Restos de una trinchera alemana en el frente del Óder.

“El jefe de batallón se río sorprendido. Aparentemente, no entendía por qué había avanzado hasta él. Había tomado dos trincheras y un pueblo solo ese día, y ahora su batallón consistía en tan solo unos quince hombres. Me rodearon, claramente encantados de que alguien hubiera pasado hasta ellos, y además alguien de la prensa, un reportero. Todos se consideraban malditos, arrojados a la brecha para combatir y luego olvidados. Hablaban con tranquilidad, pero se interrumpían uno a otro. Todos querían enseñarme el carro de combate que habían destruido hacía poco. Todavía humeaba”.

“Los soldados miraron con cuidado por encima del parapeto. No querían ponerse en peligro innecesariamente. Solo los novatos, los soldados sin experiencia, iban a donde no era necesario. Conocía a los muchachos de este tipo. Cuando están en el frente por primera vez piensa que, estando todo tan quieto y tranquilo, no hay peligro. Pero solo está así porque los soldados con experiencia, que conocen el frente, se mantienen a cubierto, sin llamar al peligro”.

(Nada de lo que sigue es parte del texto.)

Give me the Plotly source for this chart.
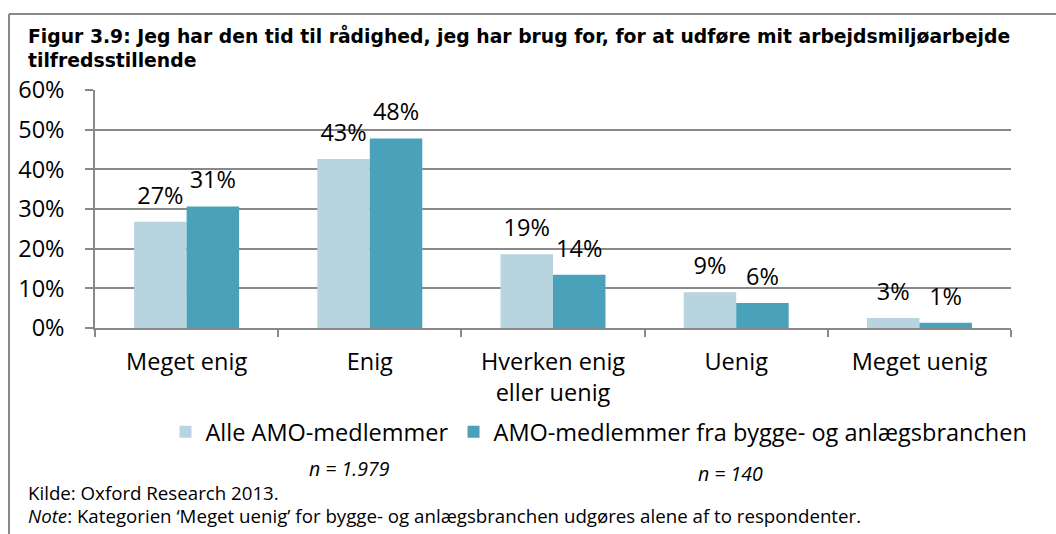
import plotly.graph_objects as go

categories = ["Meget enig", "Enig", "Hverken enig<br>eller uenig", "Uenig", "Meget uenig"]
alle_values = [26.8, 42.6, 18.6, 9.0, 2.5]
bygge_values = [30.6, 47.8, 13.4, 6.3, 1.3]
alle_labels = ["27%", "43%", "19%", "9%", "3%"]
bygge_labels = ["31%", "48%", "14%", "6%", "1%"]
series_names = ["Alle AMO-medlemmer", "AMO-medlemmer fra bygge- og anlægsbranchen"]
y_ticks = [0, 10, 20, 30, 40, 50, 60]
y_ticklabels = ["0%", "10%", "20%", "30%", "40%", "50%", "60%"]
title_text = ("Figur 3.9: Jeg har den tid til rådighed, jeg har brug for, for at udføre mit arbejdsmiljøarbejde"
              "<br>tilfredsstillende")
n_labels = ["n = 1.979", "n = 140"]
source_text = "Kilde: Oxford Research 2013."
note_text = "<i>Note</i>: Kategorien ‘Meget uenig’ for bygge- og anlægsbranchen udgøres alene af to respondenter."

LIGHT = "#B7D4DF"
DARK = "#4AA2BA"
GRID = "#898989"
FONT = "Open Sans"
FS = 23.5

W, H = 1056, 534
L, R, T, B = 95, 45, 90, 206
pw, ph = W - L - R, H - T - B


def px_x(x):
    return (x - L) / pw


def px_y(y):
    return (H - B - y) / ph


fig = go.Figure()
fig.add_bar(x=categories, y=alle_values, name=series_names[0], offsetgroup="a",
            marker=dict(color=LIGHT, line=dict(width=0)))
fig.add_bar(x=categories, y=bygge_values, name=series_names[1], offsetgroup="b",
            marker=dict(color=DARK, line=dict(width=0)))
for vals, labs, grp in [(alle_values, alle_labels, "a"), (bygge_values, bygge_labels, "b")]:
    fig.add_scatter(x=categories, y=vals, text=labs, mode="markers+text", textposition="top center",
                    marker=dict(size=18, opacity=0), textfont=dict(size=FS, color="#000000", family=FONT),
                    showlegend=False, hoverinfo="skip", offsetgroup=grp)

fig.update_layout(
    width=W, height=H,
    margin=dict(l=L, r=R, t=T, b=B, autoexpand=False),
    paper_bgcolor="white", plot_bgcolor="white",
    barmode="group", bargap=0.427, bargroupgap=0,
    scattermode="group", scattergap=0.427,
    font=dict(family=FONT, size=FS, color="#000000"),
    title=dict(text="<b>" + title_text + "</b>", x=28 / W, xanchor="left", xref="container",
               y=1 - 43 / H, yanchor="top", yref="container",
               font=dict(family="DejaVu Sans", size=18.8, color="#000000")),
    xaxis=dict(showline=True, linecolor=GRID, linewidth=1.5, ticks="outside", tickson="boundaries",
               ticklen=7, tickcolor=GRID, tickwidth=1.5, showgrid=False, tickfont=dict(size=FS),
               ticklabelstandoff=12),
    yaxis=dict(range=[0, 60], tickvals=y_ticks, ticktext=y_ticklabels, showline=True, linecolor=GRID,
               linewidth=1.5, ticks="outside", ticklen=8, tickcolor=GRID, tickwidth=1.5,
               showgrid=True, gridcolor=GRID, gridwidth=1.5, zeroline=False,
               tickfont=dict(size=FS), ticklabelstandoff=16),
    legend=dict(orientation="h", x=px_x(599), xanchor="center", y=px_y(432), yanchor="middle",
                font=dict(size=FS), bgcolor="rgba(0,0,0,0)", itemclick=False),
    showlegend=True,
)

fig.add_annotation(text="<i>" + n_labels[0] + "</i>", xref="paper", yref="paper", x=px_x(349), y=px_y(468),
                   showarrow=False, font=dict(size=19.5, family=FONT), xanchor="center", yanchor="middle")
fig.add_annotation(text="<i>" + n_labels[1] + "</i>", xref="paper", yref="paper", x=px_x(730), y=px_y(473),
                   showarrow=False, font=dict(size=19.5, family=FONT), xanchor="center", yanchor="middle")
fig.add_annotation(text=source_text, xref="paper", yref="paper", x=px_x(26), y=px_y(492),
                   showarrow=False, font=dict(size=18.7, family=FONT), xanchor="left", yanchor="middle")
fig.add_annotation(text=note_text, xref="paper", yref="paper", x=px_x(26), y=px_y(515),
                   showarrow=False, font=dict(size=18.7, family=FONT), xanchor="left", yanchor="middle")

# outer frame (top and left edges)
fig.add_shape(type="line", xref="paper", yref="paper", x0=px_x(9), x1=px_x(1070), y0=px_y(14), y1=px_y(14),
              line=dict(color=GRID, width=2))
fig.add_shape(type="line", xref="paper", yref="paper", x0=px_x(9), x1=px_x(9), y0=px_y(14), y1=px_y(550),
              line=dict(color=GRID, width=2))

fig.write_html("out.html", config={"displayModeBar": False},
               post_script="document.body.style.margin='0';document.body.style.overflow='hidden';")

Artillería soviética en batería.

“Tomé un montón de notas. Quería escribir todas y cada una de las cosas que decían. Todos escucharon con atención cuando el jefe de batallón contó su historia, especialmente los que estaban un poco más allá, entre ellos un teniente de pelo negro de rostro impresionantemente inteligente. Me resultó extremadamente difícil decidir, entre los soldados de esta trinchera, que se encontraba a tan solo unos pocos metros de distancia de los alemanes, cuál era el héroe sobre el que pudiera merecer la pena escribir. Para mí, todos lo eran”.

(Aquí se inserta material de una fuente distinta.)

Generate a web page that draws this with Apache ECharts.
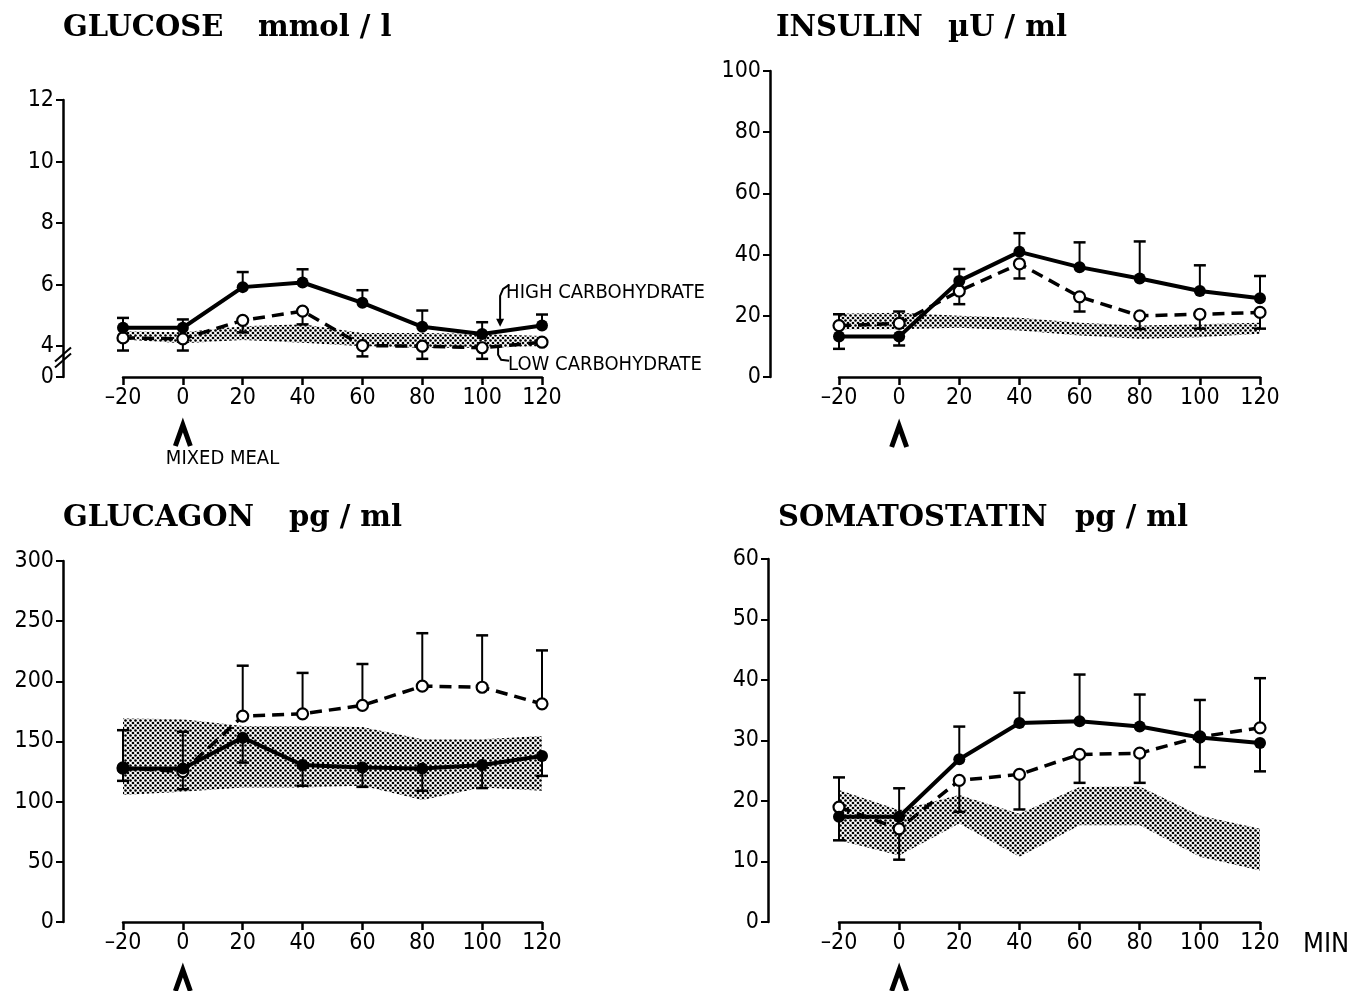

“Luego, tuve que marcharme pues empezaba a oscurecer. Volvimos por el mismo camino. Bajo la alambrada había un ingeniero abriendo un paso. Una ametralladora invisible seguía disparando desde el flanco, pero las balas silbaban por encima de la valla. Se habían llevado el cadáver. Seguimos por el camino estrecho, con mucho cuidado de no hacer ruido”.